Hoy estamos siendo condenados al espejismo de que el “cambio” lo personifica la extrema derecha y se ignora que muchos de los males que actualmente llenan los titulares de la prensa son consecuencia directa de la gestión de la derecha. Hablamos de las privatizaciones y de la precarización del Estado por su evidente responsabilidad en la falta de recursos públicos para la salud, la seguridad social y la educación. Ni hablar de la seguridad pública expresada en la “bukelización” o de los últimos sucesos ecuatorianos hacia los que deberían estar las élites mirando con preocupación. Lo que ha ocurrido en Ecuador es el resultado del “adelgazamiento” del Estado, del desmantelamiento de organismos de seguridad y de justicia. Cuando Rafael Correa dejó el poder en 2017, Ecuador tenía un indicador de 5.8 homicidios por cada 100.000 habitantes, era el segundo país más seguro de América después de Chile. Hoy el indicador denuncia 42 homicidios por cada 100.000 habitantes y Ecuador está entre los cinco países más violentos del mundo.
La izquierda está obligada a levantar los tres sencillos pilares que la definen: universalidad, justicia y progreso para asumir soluciones que conduzcan a la superación de la crisis del sistema político y que aspiren a la transformación del régimen político.
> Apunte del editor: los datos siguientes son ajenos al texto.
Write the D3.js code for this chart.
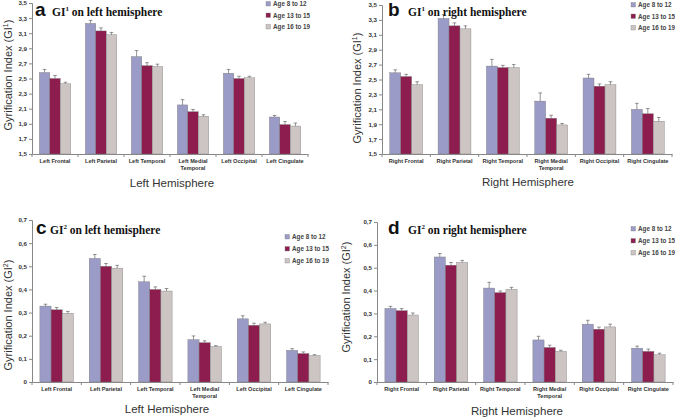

Ya no es posible proyectar el neoliberalismo a futuro ni seguir ignorando su incapacidad de dar gobernabilidad, esto es, la capacidad de procesar las demandas y las necesidades de la ciudadanía.
La obligación de la izquierda es antes que nada “ver más allá de la curva” y disponerse a enfrentar, por ejemplo, la grave situación que sufrirán los países que hayan optado por la capitalización individual para los fondos de pensiones. En Chile, el paraíso de este sistema, ya el Estado está pagando mediante la llamada Pensión Garantizada Universal (PGU) pensiones que no son cubiertas por las AFP y esto mismo va a ocurrir en todas partes pues el Estado está obligado a proteger la vida de sus ciudadanos, aunque no tengan “ahorrados” los fondos suficientes en una AFP. No puede olvidarse que los bajos salarios y la fuerza de trabajo informal -que no es una anomalía del sistema, sino una condición para su funcionamiento- está próxima al 50% y obviamente esos trabajadores no tienen “ahorros previsionales” para jubilarse, lo que significa un desconocimiento de un derecho humano, por lo tanto, universal. No es distinta la situación en la salud o en la educación, y habrá que escuchar hablar de esto a los candidatos que participan de las elecciones de este año, pues el futuro está aquí.
Gabriel García Márquez nos dejó muy claro lo que yo veo como nuestra obligación, cuando nos convoca a “Una nueva y arrasadora utopía de la vida, donde nadie pueda decidir por otros hasta la forma de morir, donde de veras sea cierto el amor y sea posible la felicidad, y donde las estirpes condenadas a cien años de soledad tengan por fin y para siempre una segunda oportunidad sobre la tierra”.